As business processes become more digitized and automated, more data becomes available about process performance and exceptions. This in turn informs further optimization of process design and execution. As a result of this positive feedback loop, gaps between digital leaders and laggards will widen at an exponential pace. Those without mature enterprise-level D&A capabilities will fall further behind.

 

Insights on Demand

The value of data and analytics comes from how insights can inform and empower decision makers. Historically, these decisions have generally prioritized the economic dimensions of organizational performance (e.g., delivering more cash, more profit, more predictive results impacting shareholder value). More recently, they weave in the complex considerations of ESG1 (environment, social and governance) standards, which radically expands the breadth and depth of the data domains that any organization must govern and draw insight from.
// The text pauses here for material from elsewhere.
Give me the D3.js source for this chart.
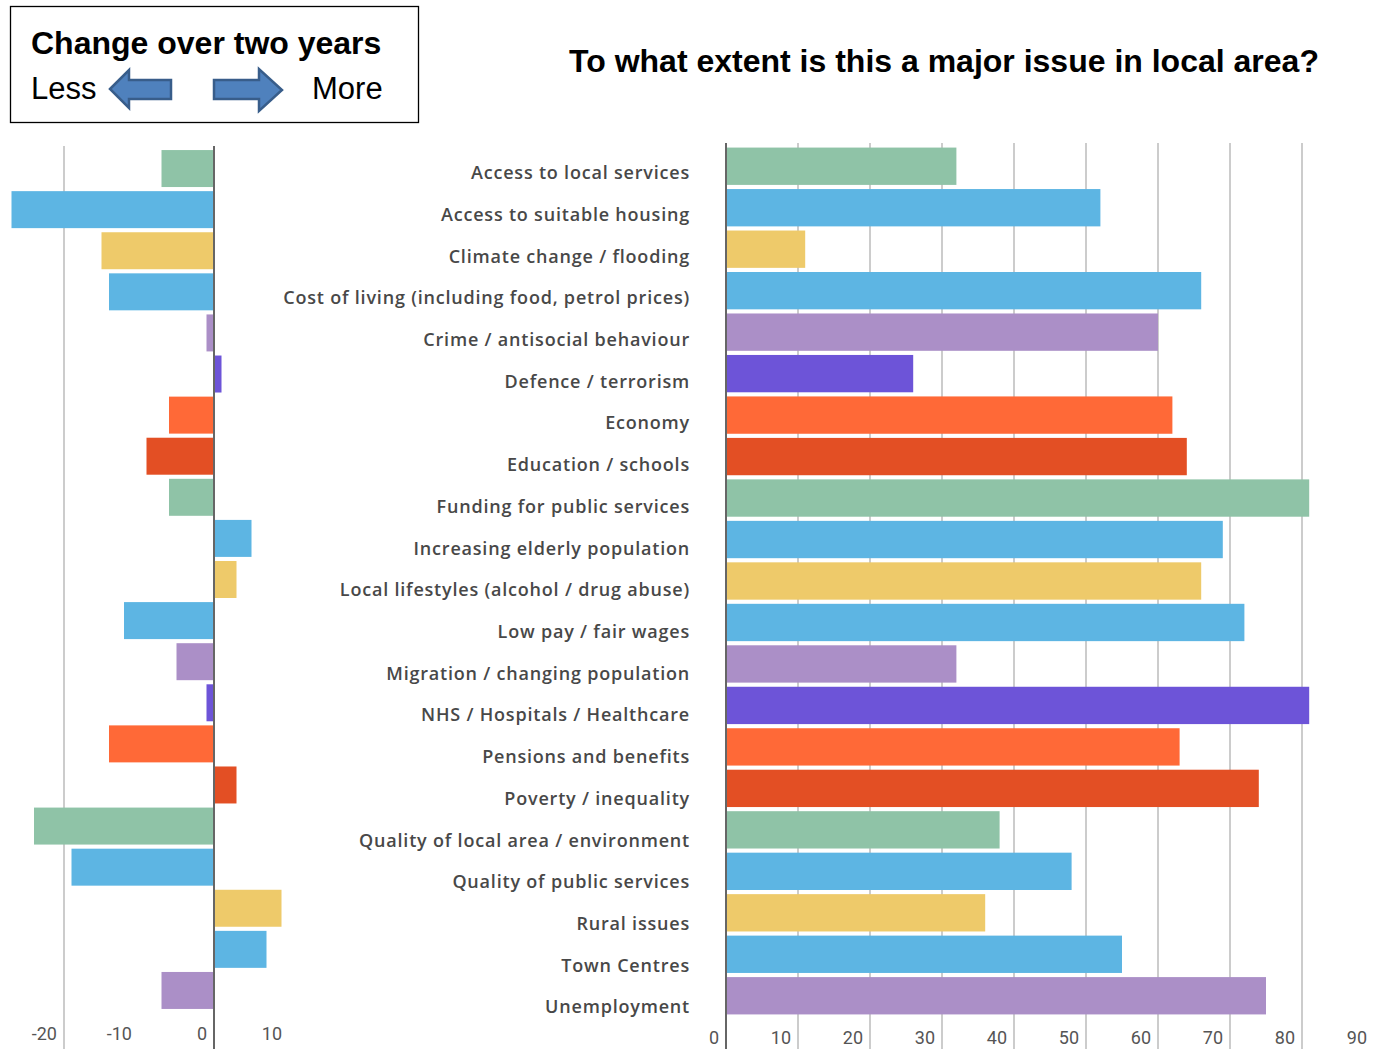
<!DOCTYPE html>
<html>
<head>
<meta charset="utf-8">
<script src="https://cdn.jsdelivr.net/npm/d3@7"></script>
<style>
  html, body { margin: 0; padding: 0; background: #fff; }
  svg { display: block; }
</style>
</head>
<body>
<svg id="chart" width="1373" height="1049"></svg>
<script>
const categories = [
  "Access to local services",
  "Access to suitable housing",
  "Climate change / flooding",
  "Cost of living (including food, petrol prices)",
  "Crime / antisocial behaviour",
  "Defence / terrorism",
  "Economy",
  "Education / schools",
  "Funding for public services",
  "Increasing elderly population",
  "Local lifestyles (alcohol / drug abuse)",
  "Low pay / fair wages",
  "Migration / changing population",
  "NHS / Hospitals / Healthcare",
  "Pensions and benefits",
  "Poverty / inequality",
  "Quality of local area / environment",
  "Quality of public services",
  "Rural issues",
  "Town Centres",
  "Unemployment"
];
const majorIssue = [32, 52, 11, 66, 60, 26, 62, 64, 81, 69, 66, 72, 32, 81, 63, 74, 38, 48, 36, 55, 75];
const changeTwoYears = [-7, -27, -15, -14, -1, 1, -6, -9, -6, 5, 3, -12, -5, -1, -14, 3, -24, -19, 9, 7, -7];
const barColors = [
  "#8fc3a7", "#5db5e3", "#eeca6a", "#5db5e3", "#ab8fc7", "#6d54d8", "#ff6937", "#e34f24",
  "#8fc3a7", "#5db5e3", "#eeca6a", "#5db5e3", "#ab8fc7", "#6d54d8", "#ff6937", "#e34f24",
  "#8fc3a7", "#5db5e3", "#eeca6a", "#5db5e3", "#ab8fc7"
];
const rightTicks = [0, 10, 20, 30, 40, 50, 60, 70, 80, 90];
const leftTicks = [-20, -10, 0, 10];
const titleText = "To what extent is this a major issue in local area?";
const legendTitle = "Change over two years";
const legendLess = "Less";
const legendMore = "More";

const svg = d3.select("#chart");

// ---------- Scales ----------
const xR = d3.scaleLinear().domain([0, 90]).range([726, 1374]);
const yR = d3.scaleBand().domain(categories).range([145.5, 1016.5]).paddingInner(0.1).paddingOuter(0.05);
const xL = d3.scaleLinear().domain([-28, 12]).range([4, 304]);
const yL = d3.scaleBand().domain(categories).range([148, 1011]).paddingInner(0.1).paddingOuter(0.05);
const yLab = d3.scaleBand().domain(categories).range([152, 1028]);

const chartTop = 143, chartBottom = 1049;

// ---------- Right chart ----------
const gR = svg.append("g");
gR.selectAll("line.grid").data(rightTicks.filter(d => d > 0)).join("line")
  .attr("class", "grid")
  .attr("x1", d => xR(d)).attr("x2", d => xR(d))
  .attr("y1", chartTop).attr("y2", chartBottom)
  .attr("stroke", "#cccccc").attr("stroke-width", 2);

gR.selectAll("rect").data(categories).join("rect")
  .attr("x", xR(0))
  .attr("y", d => yR(d))
  .attr("width", (d, i) => xR(majorIssue[i]) - xR(0))
  .attr("height", yR.bandwidth())
  .attr("fill", (d, i) => barColors[i]);

gR.append("line")
  .attr("x1", xR(0)).attr("x2", xR(0))
  .attr("y1", chartTop).attr("y2", chartBottom)
  .attr("stroke", "#666").attr("stroke-width", 2);

gR.selectAll("text.tick").data(rightTicks).join("text")
  .attr("class", "tick")
  .attr("x", d => xR(d) - 7)
  .attr("y", 1044)
  .attr("text-anchor", "end")
  .attr("font-family", "Roboto, 'Open Sans', sans-serif")
  .attr("font-size", 18)
  .attr("fill", "#555")
  .text(d => d);

// ---------- Category labels ----------
svg.append("g").selectAll("text").data(categories).join("text")
  .attr("x", 690)
  .attr("y", d => yLab(d) + yLab.bandwidth() / 2)
  .attr("dy", "0.35em")
  .attr("text-anchor", "end")
  .attr("font-family", "'Open Sans', 'Noto Sans', sans-serif")
  .attr("font-size", 18)
  .attr("font-weight", 600)
  .attr("letter-spacing", 0.8)
  .attr("fill", "#484848")
  .text(d => d);

// ---------- Left chart ----------
const gL = svg.append("g");
gL.append("line")
  .attr("x1", xL(-20)).attr("x2", xL(-20))
  .attr("y1", 146).attr("y2", chartBottom)
  .attr("stroke", "#cccccc").attr("stroke-width", 2);

gL.selectAll("rect").data(categories).join("rect")
  .attr("x", (d, i) => Math.min(xL(0), xL(changeTwoYears[i])))
  .attr("y", d => yL(d))
  .attr("width", (d, i) => Math.abs(xL(changeTwoYears[i]) - xL(0)))
  .attr("height", yL.bandwidth())
  .attr("fill", (d, i) => barColors[i]);

gL.append("line")
  .attr("x1", xL(0)).attr("x2", xL(0))
  .attr("y1", 146).attr("y2", chartBottom)
  .attr("stroke", "#666").attr("stroke-width", 2);

gL.selectAll("text.tick").data(leftTicks).join("text")
  .attr("class", "tick")
  .attr("x", d => xL(d) - 7)
  .attr("y", 1040)
  .attr("text-anchor", "end")
  .attr("font-family", "Roboto, 'Open Sans', sans-serif")
  .attr("font-size", 18)
  .attr("fill", "#555")
  .text(d => d);

// ---------- Title ----------
svg.append("text")
  .attr("x", 944).attr("y", 72)
  .attr("text-anchor", "middle")
  .attr("font-family", "'Liberation Sans', Arial, sans-serif")
  .attr("font-weight", "bold")
  .attr("font-size", 32)
  .attr("fill", "#000")
  .text(titleText);

// ---------- Legend box ----------
const gLeg = svg.append("g");
gLeg.append("rect")
  .attr("x", 10.5).attr("y", 6.5).attr("width", 408).attr("height", 116)
  .attr("fill", "#fff").attr("stroke", "#000").attr("stroke-width", 1.3);
gLeg.append("text")
  .attr("x", 31).attr("y", 54)
  .attr("font-family", "'Liberation Sans', Arial, sans-serif")
  .attr("font-weight", "bold").attr("font-size", 32)
  .text(legendTitle);
gLeg.append("text")
  .attr("x", 31).attr("y", 99)
  .attr("font-family", "'Liberation Sans', Arial, sans-serif")
  .attr("font-size", 31)
  .text(legendLess);
gLeg.append("text")
  .attr("x", 312).attr("y", 99)
  .attr("font-family", "'Liberation Sans', Arial, sans-serif")
  .attr("font-size", 31)
  .text(legendMore);
// arrows
gLeg.append("path")
  .attr("d", "M110,89 L129,70 L129,80 L171,80 L171,99 L129,99 L129,108 Z")
  .attr("fill", "#4f81bd").attr("stroke", "#385d8a").attr("stroke-width", 2.5).attr("stroke-linejoin", "miter");
gLeg.append("path")
  .attr("d", "M214,80 L259,80 L259,69 L282,90 L259,111 L259,99 L214,99 Z")
  .attr("fill", "#4f81bd").attr("stroke", "#385d8a").attr("stroke-width", 2.5).attr("stroke-linejoin", "miter");
</script>
</body>
</html>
For any business problem, opportunity or goal that arises, there should be a process – modular, repeatable and scalable – that creates insights both on demand and as part of established enterprise performance management processes. The process should include resource commitment and target setting, and should operate on a calendar and rolling basis (e.g., strategic planning reviews, annual planning, forecasting).

We describe this “insight cycle” as an end-to-end process which operates horizontally, cutting across data stove pipes and data silos. The scope varies according to the data domains and decisions to which the insight cycle relates. Its goal is to deliver “fit-for-purpose” insights targeting the most impactful decisions in the enterprise. (Fig. 1).

 

Winner’s Cycle

Each stage of the cycle should have its own objectives, requirements for success and standard operating procedures. Without a robust, mature D&A capability applied to a broad set of data domains, business objectives will remain poorly served, business requirements will be more difficult to meet, and underlying procedures will be inconsistent and fragmented. At best, the resulting insights will be tactical, with an inherent risk of being unreliable.

Business and functional leaders should reflect on the following fundamental considerations in building each stage of the cycle for every use case relying on data and analytics:

  1. Data sourcing: What data should be used to answer the most important questions in our business, function, processes and projects?
  2. Information analysis: What techniques, methods (i.e., statistics) and tools should be used to deliver actionable insight from this data? How should we overcome any skills gap?
  3. Information consumption: How should we develop our channels to distribute and consume data in order to impact our most important decisions in an efficient manner?
  4. Data governance: What framework and controls should we put in place to ensure data relevance, quality and timeliness?

 

Refine and Repeat

The cycle itself is not a static process. Each iteration applied to the same or similar problem or opportunity drives an improvement in insight relevancy, speed and accuracy: Data is validated or corrected, and the AI tools performing the analysis learn from their previous experience. Over time, insights become more refined, more user-friendly, and more sophisticated. The cycle ultimately becomes an indispensable, intelligent utility, easily accessible for every business decision maker.

Our consultants are seeing this play out in practical applications at many client companies, where D&A efforts are already delivering rewards. While the majority remain in the early stages of their capability journeys, these organizations must embrace the importance of D&A and accelerate their investment. If not, they risk significant competitive consequences.